→ **EXERCISE DETAILS**: Exactly the lines from the start of the data below through the line that contains "const minus = v" are to be copied, with pictures left out.

→ **PROVIDED DATA**:
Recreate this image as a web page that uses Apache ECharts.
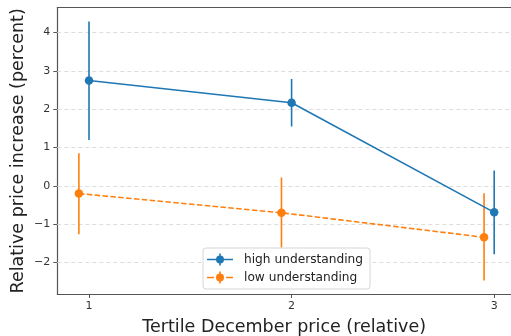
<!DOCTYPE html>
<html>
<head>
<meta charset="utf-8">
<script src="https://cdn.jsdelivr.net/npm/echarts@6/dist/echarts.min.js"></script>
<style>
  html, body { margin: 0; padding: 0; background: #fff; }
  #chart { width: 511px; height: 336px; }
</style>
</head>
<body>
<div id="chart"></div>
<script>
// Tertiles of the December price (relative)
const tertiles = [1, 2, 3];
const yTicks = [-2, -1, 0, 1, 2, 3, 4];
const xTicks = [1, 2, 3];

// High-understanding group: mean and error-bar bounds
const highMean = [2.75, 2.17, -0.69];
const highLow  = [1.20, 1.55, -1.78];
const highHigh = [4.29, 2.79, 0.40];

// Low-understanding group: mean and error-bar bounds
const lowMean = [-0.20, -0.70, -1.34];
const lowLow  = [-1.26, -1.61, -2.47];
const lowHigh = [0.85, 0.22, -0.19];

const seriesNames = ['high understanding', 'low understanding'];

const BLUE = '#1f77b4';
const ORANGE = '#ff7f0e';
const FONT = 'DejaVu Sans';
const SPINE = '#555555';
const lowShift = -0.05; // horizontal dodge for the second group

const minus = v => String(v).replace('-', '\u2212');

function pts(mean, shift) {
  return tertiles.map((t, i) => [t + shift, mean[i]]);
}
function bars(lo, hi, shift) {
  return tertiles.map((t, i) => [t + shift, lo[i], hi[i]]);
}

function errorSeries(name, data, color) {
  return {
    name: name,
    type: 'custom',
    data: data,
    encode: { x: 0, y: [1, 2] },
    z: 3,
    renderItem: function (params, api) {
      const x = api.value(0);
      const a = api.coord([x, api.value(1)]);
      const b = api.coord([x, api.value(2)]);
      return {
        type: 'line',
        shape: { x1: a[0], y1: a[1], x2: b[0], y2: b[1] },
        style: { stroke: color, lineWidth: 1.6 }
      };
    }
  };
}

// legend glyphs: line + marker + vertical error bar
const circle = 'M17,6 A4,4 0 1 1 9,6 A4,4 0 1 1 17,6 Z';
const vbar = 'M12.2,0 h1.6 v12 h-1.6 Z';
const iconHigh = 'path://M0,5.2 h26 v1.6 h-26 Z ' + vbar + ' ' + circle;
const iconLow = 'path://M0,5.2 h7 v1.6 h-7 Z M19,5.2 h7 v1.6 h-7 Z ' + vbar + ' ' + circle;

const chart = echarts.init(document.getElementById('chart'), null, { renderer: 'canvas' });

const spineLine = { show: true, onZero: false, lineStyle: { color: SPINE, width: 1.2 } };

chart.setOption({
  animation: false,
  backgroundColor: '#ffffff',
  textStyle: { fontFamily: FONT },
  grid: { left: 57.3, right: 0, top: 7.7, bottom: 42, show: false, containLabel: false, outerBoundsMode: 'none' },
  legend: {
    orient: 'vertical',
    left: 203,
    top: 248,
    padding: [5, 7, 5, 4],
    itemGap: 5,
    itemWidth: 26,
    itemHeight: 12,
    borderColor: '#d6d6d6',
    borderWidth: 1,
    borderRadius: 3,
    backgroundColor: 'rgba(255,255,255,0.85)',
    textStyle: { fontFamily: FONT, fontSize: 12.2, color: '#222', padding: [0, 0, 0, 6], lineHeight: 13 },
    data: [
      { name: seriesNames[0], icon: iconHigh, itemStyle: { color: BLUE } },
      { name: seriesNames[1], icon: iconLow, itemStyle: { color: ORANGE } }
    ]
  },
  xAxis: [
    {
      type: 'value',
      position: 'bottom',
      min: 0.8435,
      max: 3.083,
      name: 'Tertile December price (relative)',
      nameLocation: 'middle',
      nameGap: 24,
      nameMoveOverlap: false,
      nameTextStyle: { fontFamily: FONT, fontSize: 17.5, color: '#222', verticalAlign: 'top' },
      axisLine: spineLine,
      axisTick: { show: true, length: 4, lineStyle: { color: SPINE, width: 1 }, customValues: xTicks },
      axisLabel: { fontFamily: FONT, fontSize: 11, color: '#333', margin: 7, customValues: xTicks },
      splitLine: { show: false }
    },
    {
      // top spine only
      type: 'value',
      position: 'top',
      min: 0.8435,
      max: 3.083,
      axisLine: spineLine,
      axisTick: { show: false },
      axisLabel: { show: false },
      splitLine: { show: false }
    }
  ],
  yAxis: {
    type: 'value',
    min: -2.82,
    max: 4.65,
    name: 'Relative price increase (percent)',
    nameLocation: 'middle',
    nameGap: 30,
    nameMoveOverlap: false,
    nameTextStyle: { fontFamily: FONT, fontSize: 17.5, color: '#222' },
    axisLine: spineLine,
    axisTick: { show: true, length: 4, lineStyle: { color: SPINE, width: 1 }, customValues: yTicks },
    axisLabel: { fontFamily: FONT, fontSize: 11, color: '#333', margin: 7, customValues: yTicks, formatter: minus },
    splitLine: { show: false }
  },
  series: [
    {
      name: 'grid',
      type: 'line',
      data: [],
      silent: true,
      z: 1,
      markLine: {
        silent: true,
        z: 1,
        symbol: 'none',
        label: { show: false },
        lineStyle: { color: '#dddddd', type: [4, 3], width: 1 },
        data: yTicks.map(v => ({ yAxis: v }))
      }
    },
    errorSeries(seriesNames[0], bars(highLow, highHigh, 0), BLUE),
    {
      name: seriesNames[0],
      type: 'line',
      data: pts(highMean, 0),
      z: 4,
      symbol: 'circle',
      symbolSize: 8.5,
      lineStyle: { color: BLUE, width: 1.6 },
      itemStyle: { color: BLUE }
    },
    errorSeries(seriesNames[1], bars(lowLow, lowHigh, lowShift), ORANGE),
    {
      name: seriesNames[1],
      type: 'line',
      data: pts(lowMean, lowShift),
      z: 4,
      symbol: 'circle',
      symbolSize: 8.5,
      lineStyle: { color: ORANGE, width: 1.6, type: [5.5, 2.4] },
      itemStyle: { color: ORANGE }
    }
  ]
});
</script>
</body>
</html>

→ **THE SOLUTION**:
Recreate this image as a web page that uses Apache ECharts.
<!DOCTYPE html>
<html>
<head>
<meta charset="utf-8">
<script src="https://cdn.jsdelivr.net/npm/echarts@6/dist/echarts.min.js"></script>
<style>
  html, body { margin: 0; padding: 0; background: #fff; }
  #chart { width: 511px; height: 336px; }
</style>
</head>
<body>
<div id="chart"></div>
<script>
// Tertiles of the December price (relative)
const tertiles = [1, 2, 3];
const yTicks = [-2, -1, 0, 1, 2, 3, 4];
const xTicks = [1, 2, 3];

// High-understanding group: mean and error-bar bounds
const highMean = [2.75, 2.17, -0.69];
const highLow  = [1.20, 1.55, -1.78];
const highHigh = [4.29, 2.79, 0.40];

// Low-understanding group: mean and error-bar bounds
const lowMean = [-0.20, -0.70, -1.34];
const lowLow  = [-1.26, -1.61, -2.47];
const lowHigh = [0.85, 0.22, -0.19];

const seriesNames = ['high understanding', 'low understanding'];

const BLUE = '#1f77b4';
const ORANGE = '#ff7f0e';
const FONT = 'DejaVu Sans';
const SPINE = '#555555';
const lowShift = -0.05; // horizontal dodge for the second group

const minus = v => String(v).replace('-', '\u2212');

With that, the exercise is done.